§ MR. CHISHOLM ANSTEY
wished to ask the noble Lord at the head of the Government a question on the subject of the recent expulsion of certain Scottish clergymen from the Austrian territories, by order of Prince Schwarzenberg, and, as it was alleged, in contravention of the municipal laws of the Austrian empire, as well as of internal rights. He would not now recapitulate the facts to which his question referred; but he wished to draw the noble Lord's attention to its importance, relating, as it did, to the expulsion of certain Scottish clergymen from the Austrian territory, under circumstances of great cruelty and hardship. He wished to ask whether the statement of facts which he (Mr. Anstey) had made on a former occasion was correct, and also whether it was not true that under the laws of Hungary before the revolution, and under the Austrian constitution of 1848, ample liberty of conscience was secured to persons of the religious persuasion of these gentlemen?

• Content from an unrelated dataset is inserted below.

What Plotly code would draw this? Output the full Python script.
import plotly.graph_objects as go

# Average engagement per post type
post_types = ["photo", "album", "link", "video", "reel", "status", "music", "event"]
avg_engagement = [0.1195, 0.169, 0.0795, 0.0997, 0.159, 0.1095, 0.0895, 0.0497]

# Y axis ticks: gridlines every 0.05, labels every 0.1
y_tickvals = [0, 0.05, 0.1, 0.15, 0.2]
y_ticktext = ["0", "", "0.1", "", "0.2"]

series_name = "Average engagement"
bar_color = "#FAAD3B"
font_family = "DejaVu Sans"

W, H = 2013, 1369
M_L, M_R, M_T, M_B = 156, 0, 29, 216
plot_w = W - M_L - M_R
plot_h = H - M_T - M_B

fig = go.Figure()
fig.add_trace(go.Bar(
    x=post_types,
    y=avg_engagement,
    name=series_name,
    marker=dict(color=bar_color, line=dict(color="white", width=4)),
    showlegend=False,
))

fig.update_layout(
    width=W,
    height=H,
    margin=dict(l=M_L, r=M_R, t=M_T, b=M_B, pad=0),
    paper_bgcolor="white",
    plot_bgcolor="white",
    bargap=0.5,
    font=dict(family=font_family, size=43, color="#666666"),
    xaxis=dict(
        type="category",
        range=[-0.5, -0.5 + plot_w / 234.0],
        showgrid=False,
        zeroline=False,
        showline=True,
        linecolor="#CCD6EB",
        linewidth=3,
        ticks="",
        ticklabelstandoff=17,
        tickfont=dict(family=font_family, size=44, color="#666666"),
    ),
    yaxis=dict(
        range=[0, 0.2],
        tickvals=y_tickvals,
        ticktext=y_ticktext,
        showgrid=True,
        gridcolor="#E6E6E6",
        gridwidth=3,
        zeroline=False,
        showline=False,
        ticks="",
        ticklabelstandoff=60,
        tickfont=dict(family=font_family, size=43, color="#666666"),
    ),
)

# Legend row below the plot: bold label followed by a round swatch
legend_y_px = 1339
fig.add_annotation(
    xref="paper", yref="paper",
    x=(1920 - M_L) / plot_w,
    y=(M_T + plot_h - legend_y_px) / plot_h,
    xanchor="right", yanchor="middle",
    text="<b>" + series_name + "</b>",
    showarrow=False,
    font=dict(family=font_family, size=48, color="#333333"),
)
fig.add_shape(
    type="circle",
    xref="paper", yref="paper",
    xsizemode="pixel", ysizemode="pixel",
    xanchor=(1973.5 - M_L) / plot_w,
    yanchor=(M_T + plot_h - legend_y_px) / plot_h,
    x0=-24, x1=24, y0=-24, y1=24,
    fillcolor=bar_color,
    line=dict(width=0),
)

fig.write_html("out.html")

He wished 497 to ask, also, whether, applying the precedent of Mr. Finlay's claim upon the Greek Government to the present case, the noble Lord was prepared to say that, supposing the expulsion to have taken place merely because of the religious profession of those parties, or merely because it was thought expedient to gratify the wishes of a portion of the Roman Catholic Church in Austria, this was not a case demanding the most exact attention and scrutiny at the hands of Her Majesty's Government, and the most ample reparation at the hands of the Austrian Government?
§ LORD JOHN RUSSELL
replied, that there was so far truth in the statement of the hon. and learned Gentleman, that certain persons, ministers of the Scotch Free Church, who were residing in the Austrian territories, for the purpose of the conversion of the Jews to the Christian faith, had been expelled from those territories. Those persons stated that they had not attempted to make proselytes from the Roman Catholic to the Protestant faith, but that their sole endeavour was to promote Christianity among the Jewish population. They certainly seemed to have been persons who entirely separated themselves from any political associations or proceedings whatever. But when the hon. and learned Member asked him whether liberty of conscience was secured by the ancient laws of Hungary, and the constitution of 1848, he (Lord John Russell) could only state that it was well known that the ancient laws of Hungary were exceedingly favourable to religious freedom, and so, he believed, was the constitution of 1848: but these laws had at present no effect in Hungary, and the Austrian Government had thought proper to repeal the constitution. Her Majesty's Government had not at present information of the grounds upon which the steps that the question referred to had been taken; but upon representation made to Lord Granville, he had addressed a communication upon the subject to Her Majesty's Minister at Vienna. He (Lord John Russell) was not able to state whether the proceedings of the Austrian Government had been against the present municipal laws of the Austrian empire, or contrary to international rights; but undoubtedly, the case called for explanation, from the hardship of the sudden expulsion of innocent persons, and their considerable loss of property in consequence of that expulsion.